◆ **Provided material**
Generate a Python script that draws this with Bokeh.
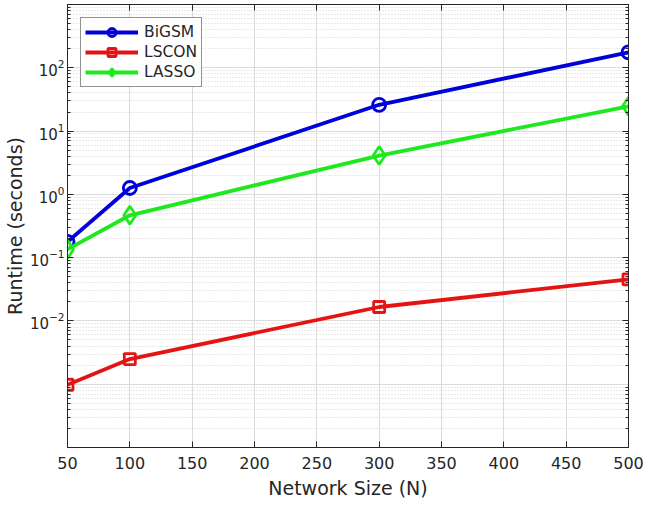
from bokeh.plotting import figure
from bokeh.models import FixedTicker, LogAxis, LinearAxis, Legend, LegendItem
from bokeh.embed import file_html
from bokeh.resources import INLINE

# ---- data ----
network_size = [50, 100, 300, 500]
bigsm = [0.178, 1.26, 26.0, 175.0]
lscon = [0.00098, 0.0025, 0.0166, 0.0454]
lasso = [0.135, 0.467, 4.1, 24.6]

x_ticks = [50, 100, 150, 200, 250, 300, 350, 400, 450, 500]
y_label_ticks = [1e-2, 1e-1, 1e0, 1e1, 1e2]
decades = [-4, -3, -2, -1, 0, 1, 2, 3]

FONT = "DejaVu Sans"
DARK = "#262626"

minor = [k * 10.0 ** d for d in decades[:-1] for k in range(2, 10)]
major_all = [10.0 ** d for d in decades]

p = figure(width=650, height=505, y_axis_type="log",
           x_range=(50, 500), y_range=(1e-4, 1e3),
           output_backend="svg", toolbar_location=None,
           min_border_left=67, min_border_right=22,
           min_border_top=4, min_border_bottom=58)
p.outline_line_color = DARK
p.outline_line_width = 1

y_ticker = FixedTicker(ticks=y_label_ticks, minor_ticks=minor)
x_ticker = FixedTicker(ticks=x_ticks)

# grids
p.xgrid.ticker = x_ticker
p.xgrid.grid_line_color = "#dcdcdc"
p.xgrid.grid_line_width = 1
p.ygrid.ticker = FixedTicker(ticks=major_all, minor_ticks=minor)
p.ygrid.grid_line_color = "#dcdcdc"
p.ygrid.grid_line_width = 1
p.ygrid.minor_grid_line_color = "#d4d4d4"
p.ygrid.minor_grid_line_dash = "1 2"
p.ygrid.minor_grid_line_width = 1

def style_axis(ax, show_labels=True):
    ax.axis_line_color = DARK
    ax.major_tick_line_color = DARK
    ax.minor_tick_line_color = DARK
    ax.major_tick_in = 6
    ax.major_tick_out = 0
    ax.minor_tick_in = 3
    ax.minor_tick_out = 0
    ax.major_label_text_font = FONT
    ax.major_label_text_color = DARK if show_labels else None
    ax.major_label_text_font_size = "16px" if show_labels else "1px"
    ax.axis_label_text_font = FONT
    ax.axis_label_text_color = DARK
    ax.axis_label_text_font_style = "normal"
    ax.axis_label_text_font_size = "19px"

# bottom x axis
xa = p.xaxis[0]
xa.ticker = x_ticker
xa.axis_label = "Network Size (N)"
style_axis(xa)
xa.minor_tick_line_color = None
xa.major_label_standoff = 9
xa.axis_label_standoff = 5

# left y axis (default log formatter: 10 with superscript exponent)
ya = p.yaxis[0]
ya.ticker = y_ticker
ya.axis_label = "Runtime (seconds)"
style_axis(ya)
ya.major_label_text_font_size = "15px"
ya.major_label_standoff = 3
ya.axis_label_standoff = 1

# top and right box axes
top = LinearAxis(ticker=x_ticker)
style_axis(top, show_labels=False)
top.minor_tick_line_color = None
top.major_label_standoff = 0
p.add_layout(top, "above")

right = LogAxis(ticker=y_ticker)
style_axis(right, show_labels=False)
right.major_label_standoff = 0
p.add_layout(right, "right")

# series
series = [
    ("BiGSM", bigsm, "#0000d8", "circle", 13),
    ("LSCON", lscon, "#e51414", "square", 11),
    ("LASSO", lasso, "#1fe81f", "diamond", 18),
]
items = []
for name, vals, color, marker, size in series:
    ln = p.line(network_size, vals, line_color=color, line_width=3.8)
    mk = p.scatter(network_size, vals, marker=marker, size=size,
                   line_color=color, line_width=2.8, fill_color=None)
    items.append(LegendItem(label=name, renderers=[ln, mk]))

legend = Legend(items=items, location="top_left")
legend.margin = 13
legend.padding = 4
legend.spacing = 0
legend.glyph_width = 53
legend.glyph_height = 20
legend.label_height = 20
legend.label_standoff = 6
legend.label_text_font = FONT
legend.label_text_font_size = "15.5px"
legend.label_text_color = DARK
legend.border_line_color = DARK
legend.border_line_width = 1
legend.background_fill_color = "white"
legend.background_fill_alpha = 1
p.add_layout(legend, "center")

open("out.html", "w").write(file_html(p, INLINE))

◆ **Instructions to follow**
Omit the pictures and reproduce the listing exactly.

◆ **Response for this exercise**
Generate a Python script that draws this with Bokeh.
from bokeh.plotting import figure
from bokeh.models import FixedTicker, LogAxis, LinearAxis, Legend, LegendItem
from bokeh.embed import file_html
from bokeh.resources import INLINE

# ---- data ----
network_size = [50, 100, 300, 500]
bigsm = [0.178, 1.26, 26.0, 175.0]
lscon = [0.00098, 0.0025, 0.0166, 0.0454]
lasso = [0.135, 0.467, 4.1, 24.6]

x_ticks = [50, 100, 150, 200, 250, 300, 350, 400, 450, 500]
y_label_ticks = [1e-2, 1e-1, 1e0, 1e1, 1e2]
decades = [-4, -3, -2, -1, 0, 1, 2, 3]

FONT = "DejaVu Sans"
DARK = "#262626"

minor = [k * 10.0 ** d for d in decades[:-1] for k in range(2, 10)]
major_all = [10.0 ** d for d in decades]

p = figure(width=650, height=505, y_axis_type="log",
           x_range=(50, 500), y_range=(1e-4, 1e3),
           output_backend="svg", toolbar_location=None,
           min_border_left=67, min_border_right=22,
           min_border_top=4, min_border_bottom=58)
p.outline_line_color = DARK
p.outline_line_width = 1

y_ticker = FixedTicker(ticks=y_label_ticks, minor_ticks=minor)
x_ticker = FixedTicker(ticks=x_ticks)

# grids
p.xgrid.ticker = x_ticker
p.xgrid.grid_line_color = "#dcdcdc"
p.xgrid.grid_line_width = 1
p.ygrid.ticker = FixedTicker(ticks=major_all, minor_ticks=minor)
p.ygrid.grid_line_color = "#dcdcdc"
p.ygrid.grid_line_width = 1
p.ygrid.minor_grid_line_color = "#d4d4d4"
p.ygrid.minor_grid_line_dash = "1 2"
p.ygrid.minor_grid_line_width = 1

def style_axis(ax, show_labels=True):
    ax.axis_line_color = DARK
    ax.major_tick_line_color = DARK
    ax.minor_tick_line_color = DARK
    ax.major_tick_in = 6
    ax.major_tick_out = 0
    ax.minor_tick_in = 3
    ax.minor_tick_out = 0
    ax.major_label_text_font = FONT
    ax.major_label_text_color = DARK if show_labels else None
    ax.major_label_text_font_size = "16px" if show_labels else "1px"
    ax.axis_label_text_font = FONT
    ax.axis_label_text_color = DARK
    ax.axis_label_text_font_style = "normal"
    ax.axis_label_text_font_size = "19px"

# bottom x axis
xa = p.xaxis[0]
xa.ticker = x_ticker
xa.axis_label = "Network Size (N)"
style_axis(xa)
xa.minor_tick_line_color = None
xa.major_label_standoff = 9
xa.axis_label_standoff = 5

# left y axis (default log formatter: 10 with superscript exponent)
ya = p.yaxis[0]
ya.ticker = y_ticker
ya.axis_label = "Runtime (seconds)"
style_axis(ya)
ya.major_label_text_font_size = "15px"
ya.major_label_standoff = 3
ya.axis_label_standoff = 1

# top and right box axes
top = LinearAxis(ticker=x_ticker)
style_axis(top, show_labels=False)
top.minor_tick_line_color = None
top.major_label_standoff = 0
p.add_layout(top, "above")

right = LogAxis(ticker=y_ticker)
style_axis(right, show_labels=False)
right.major_label_standoff = 0
p.add_layout(right, "right")

# series
series = [
    ("BiGSM", bigsm, "#0000d8", "circle", 13),
    ("LSCON", lscon, "#e51414", "square", 11),
    ("LASSO", lasso, "#1fe81f", "diamond", 18),
]
items = []
for name, vals, color, marker, size in series:
    ln = p.line(network_size, vals, line_color=color, line_width=3.8)
    mk = p.scatter(network_size, vals, marker=marker, size=size,
                   line_color=color, line_width=2.8, fill_color=None)
    items.append(LegendItem(label=name, renderers=[ln, mk]))

legend = Legend(items=items, location="top_left")
legend.margin = 13
legend.padding = 4
legend.spacing = 0
legend.glyph_width = 53
legend.glyph_height = 20
legend.label_height = 20
legend.label_standoff = 6
legend.label_text_font = FONT
legend.label_text_font_size = "15.5px"
legend.label_text_color = DARK
legend.border_line_color = DARK
legend.border_line_width = 1
legend.background_fill_color = "white"
legend.background_fill_alpha = 1
p.add_layout(legend, "center")

open("out.html", "w").write(file_html(p, INLINE))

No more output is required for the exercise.